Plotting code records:
══════════════════════════════

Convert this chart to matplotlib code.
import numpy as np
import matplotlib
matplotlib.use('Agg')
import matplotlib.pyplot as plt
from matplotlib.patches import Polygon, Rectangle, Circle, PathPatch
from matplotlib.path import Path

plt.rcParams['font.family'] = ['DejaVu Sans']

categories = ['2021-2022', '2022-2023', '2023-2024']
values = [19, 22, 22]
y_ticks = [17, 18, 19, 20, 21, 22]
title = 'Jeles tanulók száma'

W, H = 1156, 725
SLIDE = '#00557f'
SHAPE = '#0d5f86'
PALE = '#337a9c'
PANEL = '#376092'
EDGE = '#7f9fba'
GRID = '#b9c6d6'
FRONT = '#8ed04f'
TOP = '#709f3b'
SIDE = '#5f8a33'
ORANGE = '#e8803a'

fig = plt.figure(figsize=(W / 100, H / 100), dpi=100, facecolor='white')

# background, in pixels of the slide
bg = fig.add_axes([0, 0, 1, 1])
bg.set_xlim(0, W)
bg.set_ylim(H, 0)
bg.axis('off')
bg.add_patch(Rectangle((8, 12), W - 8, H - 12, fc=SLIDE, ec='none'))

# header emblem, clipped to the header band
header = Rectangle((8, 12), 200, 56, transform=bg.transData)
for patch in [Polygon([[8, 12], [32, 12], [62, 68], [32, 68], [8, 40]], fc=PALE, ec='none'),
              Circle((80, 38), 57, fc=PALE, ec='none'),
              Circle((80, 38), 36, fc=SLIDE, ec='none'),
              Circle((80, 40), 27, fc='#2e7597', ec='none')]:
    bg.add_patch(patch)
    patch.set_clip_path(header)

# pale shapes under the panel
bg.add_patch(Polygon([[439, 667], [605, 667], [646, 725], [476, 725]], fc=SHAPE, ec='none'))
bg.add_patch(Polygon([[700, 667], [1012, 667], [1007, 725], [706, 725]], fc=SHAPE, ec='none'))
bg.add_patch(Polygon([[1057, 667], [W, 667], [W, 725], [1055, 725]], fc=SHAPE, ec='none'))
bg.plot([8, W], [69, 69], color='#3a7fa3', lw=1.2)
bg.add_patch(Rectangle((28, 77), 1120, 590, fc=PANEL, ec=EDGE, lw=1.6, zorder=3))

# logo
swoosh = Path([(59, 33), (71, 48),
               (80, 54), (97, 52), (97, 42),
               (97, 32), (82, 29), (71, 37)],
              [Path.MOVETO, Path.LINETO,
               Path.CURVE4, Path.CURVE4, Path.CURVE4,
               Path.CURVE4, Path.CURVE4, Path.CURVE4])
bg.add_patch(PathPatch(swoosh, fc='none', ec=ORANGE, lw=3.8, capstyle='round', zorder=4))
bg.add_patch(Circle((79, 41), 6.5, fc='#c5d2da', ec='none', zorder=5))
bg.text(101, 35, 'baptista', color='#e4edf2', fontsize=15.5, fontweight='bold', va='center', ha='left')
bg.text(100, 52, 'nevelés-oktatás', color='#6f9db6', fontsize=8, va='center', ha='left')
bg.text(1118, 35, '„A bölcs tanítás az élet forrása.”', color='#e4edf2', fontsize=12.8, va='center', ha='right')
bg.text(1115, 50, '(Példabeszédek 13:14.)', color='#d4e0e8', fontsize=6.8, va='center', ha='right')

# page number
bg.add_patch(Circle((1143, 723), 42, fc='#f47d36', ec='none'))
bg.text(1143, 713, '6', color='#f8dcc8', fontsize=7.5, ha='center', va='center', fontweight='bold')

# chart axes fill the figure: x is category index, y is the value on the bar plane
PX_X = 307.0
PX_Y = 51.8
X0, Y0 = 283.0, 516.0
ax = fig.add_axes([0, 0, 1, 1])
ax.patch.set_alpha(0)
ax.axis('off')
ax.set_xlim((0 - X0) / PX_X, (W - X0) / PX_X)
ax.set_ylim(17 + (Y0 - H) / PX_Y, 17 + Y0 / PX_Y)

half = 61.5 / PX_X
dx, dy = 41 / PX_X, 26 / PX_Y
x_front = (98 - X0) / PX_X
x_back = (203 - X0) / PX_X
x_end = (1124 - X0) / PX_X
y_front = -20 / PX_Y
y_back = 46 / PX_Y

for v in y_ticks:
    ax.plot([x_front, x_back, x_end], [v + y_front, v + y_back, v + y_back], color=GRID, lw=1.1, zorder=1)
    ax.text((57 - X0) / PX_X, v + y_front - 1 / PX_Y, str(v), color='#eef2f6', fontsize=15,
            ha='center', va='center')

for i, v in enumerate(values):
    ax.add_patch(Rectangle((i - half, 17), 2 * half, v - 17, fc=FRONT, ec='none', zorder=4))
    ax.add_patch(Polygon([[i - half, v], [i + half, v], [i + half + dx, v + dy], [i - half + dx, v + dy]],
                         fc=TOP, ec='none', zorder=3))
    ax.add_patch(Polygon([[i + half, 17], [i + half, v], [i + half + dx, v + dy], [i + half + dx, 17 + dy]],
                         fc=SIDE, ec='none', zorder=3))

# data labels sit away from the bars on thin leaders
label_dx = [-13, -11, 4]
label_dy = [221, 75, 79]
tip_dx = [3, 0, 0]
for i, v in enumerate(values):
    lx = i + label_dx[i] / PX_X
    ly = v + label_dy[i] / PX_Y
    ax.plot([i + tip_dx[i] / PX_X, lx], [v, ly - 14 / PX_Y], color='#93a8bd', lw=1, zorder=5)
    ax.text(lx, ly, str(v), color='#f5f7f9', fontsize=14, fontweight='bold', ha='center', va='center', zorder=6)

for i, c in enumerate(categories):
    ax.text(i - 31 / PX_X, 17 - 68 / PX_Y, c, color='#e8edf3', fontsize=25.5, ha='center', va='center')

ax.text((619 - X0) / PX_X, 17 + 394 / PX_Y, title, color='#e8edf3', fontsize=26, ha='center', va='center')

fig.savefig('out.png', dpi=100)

══════════════════════════════

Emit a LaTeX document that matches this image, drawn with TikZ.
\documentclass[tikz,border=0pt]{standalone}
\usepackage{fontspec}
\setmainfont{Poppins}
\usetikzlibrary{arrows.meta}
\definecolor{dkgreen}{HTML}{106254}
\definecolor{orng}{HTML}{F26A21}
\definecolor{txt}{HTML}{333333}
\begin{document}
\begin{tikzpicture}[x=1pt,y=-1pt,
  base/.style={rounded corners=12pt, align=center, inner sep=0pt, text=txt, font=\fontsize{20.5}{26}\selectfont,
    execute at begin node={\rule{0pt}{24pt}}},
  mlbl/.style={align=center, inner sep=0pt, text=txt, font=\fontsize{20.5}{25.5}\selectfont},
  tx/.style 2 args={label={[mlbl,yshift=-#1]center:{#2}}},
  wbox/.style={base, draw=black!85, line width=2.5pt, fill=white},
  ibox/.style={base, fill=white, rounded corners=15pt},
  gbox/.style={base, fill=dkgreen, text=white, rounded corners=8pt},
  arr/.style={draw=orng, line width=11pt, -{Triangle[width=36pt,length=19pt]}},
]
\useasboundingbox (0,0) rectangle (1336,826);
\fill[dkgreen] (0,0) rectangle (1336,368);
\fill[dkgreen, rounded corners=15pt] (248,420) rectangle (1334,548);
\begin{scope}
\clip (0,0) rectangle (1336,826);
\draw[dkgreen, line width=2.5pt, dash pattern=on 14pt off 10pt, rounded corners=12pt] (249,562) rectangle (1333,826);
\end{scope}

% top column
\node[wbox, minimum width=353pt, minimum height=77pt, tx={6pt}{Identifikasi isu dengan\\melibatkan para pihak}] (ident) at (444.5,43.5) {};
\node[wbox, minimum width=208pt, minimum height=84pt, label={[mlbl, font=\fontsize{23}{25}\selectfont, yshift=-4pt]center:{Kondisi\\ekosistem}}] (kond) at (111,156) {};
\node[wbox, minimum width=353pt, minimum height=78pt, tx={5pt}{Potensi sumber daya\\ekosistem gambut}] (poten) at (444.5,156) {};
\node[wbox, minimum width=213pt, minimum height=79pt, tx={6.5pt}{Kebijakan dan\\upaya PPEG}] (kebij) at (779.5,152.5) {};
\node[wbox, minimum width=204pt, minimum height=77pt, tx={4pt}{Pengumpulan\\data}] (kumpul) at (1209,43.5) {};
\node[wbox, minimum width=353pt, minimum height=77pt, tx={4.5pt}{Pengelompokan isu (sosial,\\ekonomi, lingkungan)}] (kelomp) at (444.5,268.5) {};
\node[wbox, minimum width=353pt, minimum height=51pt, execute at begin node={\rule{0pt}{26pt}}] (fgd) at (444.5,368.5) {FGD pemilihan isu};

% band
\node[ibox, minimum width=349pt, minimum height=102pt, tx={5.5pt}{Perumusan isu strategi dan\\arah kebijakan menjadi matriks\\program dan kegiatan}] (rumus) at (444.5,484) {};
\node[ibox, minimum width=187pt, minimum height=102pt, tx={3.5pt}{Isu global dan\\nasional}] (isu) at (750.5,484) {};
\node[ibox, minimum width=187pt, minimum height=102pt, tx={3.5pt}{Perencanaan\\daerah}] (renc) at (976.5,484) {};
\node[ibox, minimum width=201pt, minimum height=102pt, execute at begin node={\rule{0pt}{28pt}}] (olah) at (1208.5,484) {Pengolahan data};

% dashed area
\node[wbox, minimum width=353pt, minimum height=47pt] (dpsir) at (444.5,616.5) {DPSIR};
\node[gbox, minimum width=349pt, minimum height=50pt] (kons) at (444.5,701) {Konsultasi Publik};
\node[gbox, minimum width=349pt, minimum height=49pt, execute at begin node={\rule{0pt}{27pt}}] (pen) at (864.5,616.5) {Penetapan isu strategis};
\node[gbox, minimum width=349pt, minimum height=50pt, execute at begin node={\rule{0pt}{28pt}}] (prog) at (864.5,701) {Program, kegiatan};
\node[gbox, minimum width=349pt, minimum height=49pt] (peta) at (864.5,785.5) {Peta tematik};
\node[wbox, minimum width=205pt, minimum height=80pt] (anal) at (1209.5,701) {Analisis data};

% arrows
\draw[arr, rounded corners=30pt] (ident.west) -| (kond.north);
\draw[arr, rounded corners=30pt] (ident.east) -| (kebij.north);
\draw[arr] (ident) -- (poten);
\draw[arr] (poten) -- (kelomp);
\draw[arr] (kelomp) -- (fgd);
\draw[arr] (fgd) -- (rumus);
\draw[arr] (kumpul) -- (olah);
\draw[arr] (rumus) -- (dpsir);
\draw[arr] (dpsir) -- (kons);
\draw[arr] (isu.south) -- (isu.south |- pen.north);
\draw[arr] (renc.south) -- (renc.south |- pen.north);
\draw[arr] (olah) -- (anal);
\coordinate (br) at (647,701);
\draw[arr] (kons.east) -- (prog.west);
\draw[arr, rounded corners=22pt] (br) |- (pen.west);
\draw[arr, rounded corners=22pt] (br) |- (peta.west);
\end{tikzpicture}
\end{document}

══════════════════════════════

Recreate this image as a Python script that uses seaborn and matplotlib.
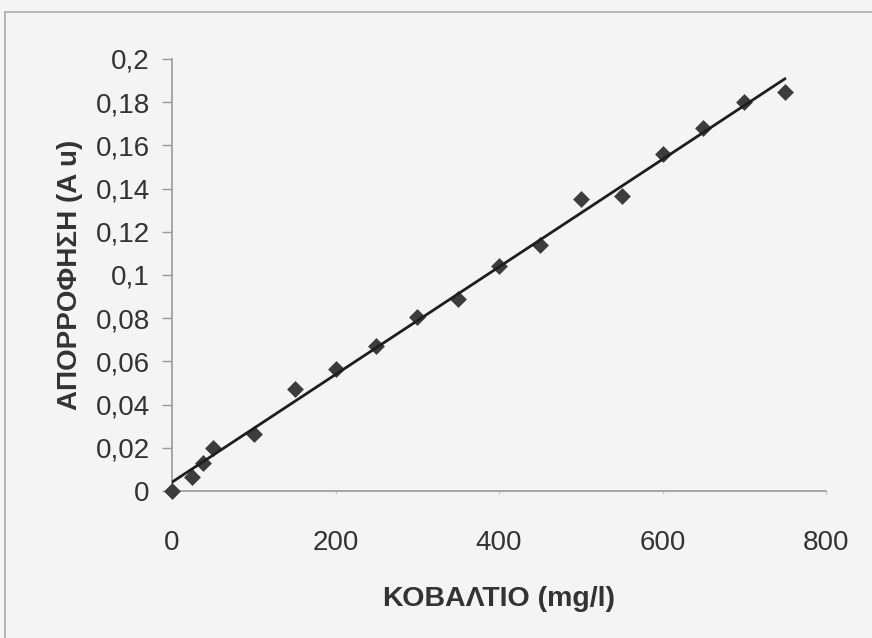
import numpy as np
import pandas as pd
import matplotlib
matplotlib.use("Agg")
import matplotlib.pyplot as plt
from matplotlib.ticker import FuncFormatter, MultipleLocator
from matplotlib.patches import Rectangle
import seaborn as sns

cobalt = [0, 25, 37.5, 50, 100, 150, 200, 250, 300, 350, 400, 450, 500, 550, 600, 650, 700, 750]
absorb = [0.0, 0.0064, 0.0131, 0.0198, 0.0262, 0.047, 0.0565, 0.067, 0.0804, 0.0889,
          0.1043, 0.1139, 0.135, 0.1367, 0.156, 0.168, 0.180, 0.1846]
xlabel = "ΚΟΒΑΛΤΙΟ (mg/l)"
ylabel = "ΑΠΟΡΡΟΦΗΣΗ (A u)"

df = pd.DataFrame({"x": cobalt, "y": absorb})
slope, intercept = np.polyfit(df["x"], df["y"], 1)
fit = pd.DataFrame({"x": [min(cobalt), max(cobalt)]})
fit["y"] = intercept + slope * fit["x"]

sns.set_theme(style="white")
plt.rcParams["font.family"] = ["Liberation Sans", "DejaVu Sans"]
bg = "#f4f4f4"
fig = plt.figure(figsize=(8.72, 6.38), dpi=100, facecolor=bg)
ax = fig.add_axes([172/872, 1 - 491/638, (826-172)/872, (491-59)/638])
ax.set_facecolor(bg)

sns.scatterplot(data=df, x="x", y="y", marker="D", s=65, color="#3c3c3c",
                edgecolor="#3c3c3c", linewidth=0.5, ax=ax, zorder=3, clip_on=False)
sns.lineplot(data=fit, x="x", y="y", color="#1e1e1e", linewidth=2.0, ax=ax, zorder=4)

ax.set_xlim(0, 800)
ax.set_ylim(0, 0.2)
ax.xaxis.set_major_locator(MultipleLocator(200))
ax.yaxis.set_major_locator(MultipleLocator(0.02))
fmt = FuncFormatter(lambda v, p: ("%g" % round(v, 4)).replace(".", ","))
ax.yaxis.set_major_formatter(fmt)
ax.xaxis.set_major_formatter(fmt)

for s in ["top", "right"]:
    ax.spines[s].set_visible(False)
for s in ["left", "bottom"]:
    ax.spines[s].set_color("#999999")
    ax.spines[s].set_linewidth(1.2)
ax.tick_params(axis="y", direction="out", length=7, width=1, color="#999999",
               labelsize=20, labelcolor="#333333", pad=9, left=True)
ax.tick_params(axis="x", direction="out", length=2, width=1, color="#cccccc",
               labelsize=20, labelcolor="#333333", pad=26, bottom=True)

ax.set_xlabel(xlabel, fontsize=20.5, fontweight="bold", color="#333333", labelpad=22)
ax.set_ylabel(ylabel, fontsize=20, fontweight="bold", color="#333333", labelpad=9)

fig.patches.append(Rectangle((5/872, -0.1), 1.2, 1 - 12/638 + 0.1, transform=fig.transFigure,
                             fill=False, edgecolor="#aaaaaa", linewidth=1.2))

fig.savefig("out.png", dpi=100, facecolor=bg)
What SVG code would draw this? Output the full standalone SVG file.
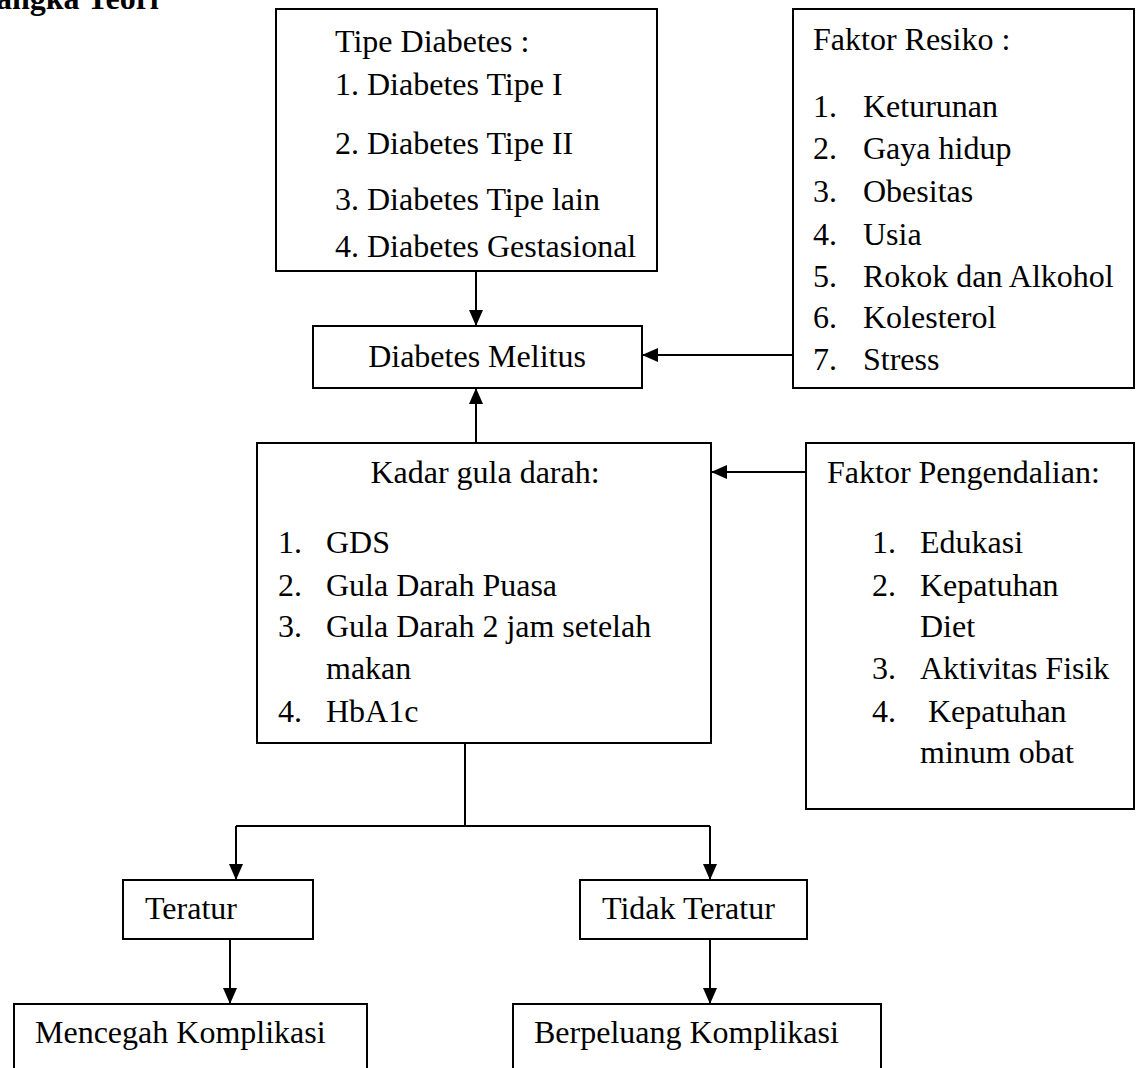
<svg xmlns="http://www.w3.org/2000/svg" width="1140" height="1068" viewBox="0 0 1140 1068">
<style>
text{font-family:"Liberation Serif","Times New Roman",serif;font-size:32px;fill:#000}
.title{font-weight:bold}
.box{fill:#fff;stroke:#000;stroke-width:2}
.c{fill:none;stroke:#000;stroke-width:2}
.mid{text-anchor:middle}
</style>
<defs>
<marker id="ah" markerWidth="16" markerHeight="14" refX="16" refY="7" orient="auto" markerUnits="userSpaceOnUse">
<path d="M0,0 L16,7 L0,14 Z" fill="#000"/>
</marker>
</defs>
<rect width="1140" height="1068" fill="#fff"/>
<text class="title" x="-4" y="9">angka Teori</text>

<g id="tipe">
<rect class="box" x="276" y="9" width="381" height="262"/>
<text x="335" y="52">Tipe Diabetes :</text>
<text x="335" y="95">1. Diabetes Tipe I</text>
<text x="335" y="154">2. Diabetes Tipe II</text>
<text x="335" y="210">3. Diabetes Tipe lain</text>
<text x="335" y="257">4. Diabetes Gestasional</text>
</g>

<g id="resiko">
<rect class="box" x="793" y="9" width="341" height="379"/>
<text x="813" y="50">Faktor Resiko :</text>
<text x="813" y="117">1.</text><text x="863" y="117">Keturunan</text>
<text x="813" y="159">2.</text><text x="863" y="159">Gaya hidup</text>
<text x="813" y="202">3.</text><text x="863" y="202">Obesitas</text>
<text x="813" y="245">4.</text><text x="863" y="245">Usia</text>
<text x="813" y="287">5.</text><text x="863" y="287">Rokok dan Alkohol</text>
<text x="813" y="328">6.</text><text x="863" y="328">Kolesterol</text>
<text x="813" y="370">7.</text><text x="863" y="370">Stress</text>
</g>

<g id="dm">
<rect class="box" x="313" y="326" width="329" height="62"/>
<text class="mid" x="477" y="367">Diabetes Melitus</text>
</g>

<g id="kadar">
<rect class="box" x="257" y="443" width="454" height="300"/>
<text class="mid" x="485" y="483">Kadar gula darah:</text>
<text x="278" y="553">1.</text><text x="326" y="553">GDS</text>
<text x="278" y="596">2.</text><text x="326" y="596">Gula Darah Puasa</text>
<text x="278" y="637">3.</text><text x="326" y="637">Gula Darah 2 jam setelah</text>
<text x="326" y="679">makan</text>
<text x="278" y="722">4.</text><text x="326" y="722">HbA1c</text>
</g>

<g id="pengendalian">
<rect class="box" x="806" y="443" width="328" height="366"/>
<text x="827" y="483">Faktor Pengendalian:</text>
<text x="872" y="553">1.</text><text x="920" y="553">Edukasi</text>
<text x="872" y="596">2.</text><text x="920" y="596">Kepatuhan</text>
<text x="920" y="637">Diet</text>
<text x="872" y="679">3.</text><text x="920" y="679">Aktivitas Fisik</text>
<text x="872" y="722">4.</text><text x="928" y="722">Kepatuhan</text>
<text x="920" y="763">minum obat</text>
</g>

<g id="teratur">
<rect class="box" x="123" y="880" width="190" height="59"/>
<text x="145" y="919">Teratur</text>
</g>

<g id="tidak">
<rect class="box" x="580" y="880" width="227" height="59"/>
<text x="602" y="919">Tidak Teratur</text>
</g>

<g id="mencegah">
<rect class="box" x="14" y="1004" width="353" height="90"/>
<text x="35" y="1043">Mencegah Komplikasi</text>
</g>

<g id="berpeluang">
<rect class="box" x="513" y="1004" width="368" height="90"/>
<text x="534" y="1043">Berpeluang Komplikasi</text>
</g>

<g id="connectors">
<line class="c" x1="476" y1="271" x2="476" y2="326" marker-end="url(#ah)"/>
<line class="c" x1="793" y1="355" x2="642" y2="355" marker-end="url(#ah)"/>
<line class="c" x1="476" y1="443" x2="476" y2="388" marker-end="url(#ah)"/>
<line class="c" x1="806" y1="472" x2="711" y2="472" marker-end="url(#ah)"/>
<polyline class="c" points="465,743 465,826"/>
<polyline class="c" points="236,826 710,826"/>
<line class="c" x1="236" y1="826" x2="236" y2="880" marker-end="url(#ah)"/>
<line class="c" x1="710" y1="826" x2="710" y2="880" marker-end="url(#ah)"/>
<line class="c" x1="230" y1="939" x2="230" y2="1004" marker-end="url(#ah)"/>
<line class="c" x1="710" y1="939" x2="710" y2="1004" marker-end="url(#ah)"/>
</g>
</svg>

══════════════════════════════

- [WHAT TO DO] Reproduce exactly the lines from the one containing "Convert this chart to matplotlib code." through the one containing "plt.rcParams['font.family'] = ['DejaVu Sans']", inclusive, and nothing else.

- [WRITTEN REPLY]
Convert this chart to matplotlib code.
import numpy as np
import matplotlib
matplotlib.use('Agg')
import matplotlib.pyplot as plt
from matplotlib.patches import Polygon, Rectangle, Circle, PathPatch
from matplotlib.path import Path

plt.rcParams['font.family'] = ['DejaVu Sans']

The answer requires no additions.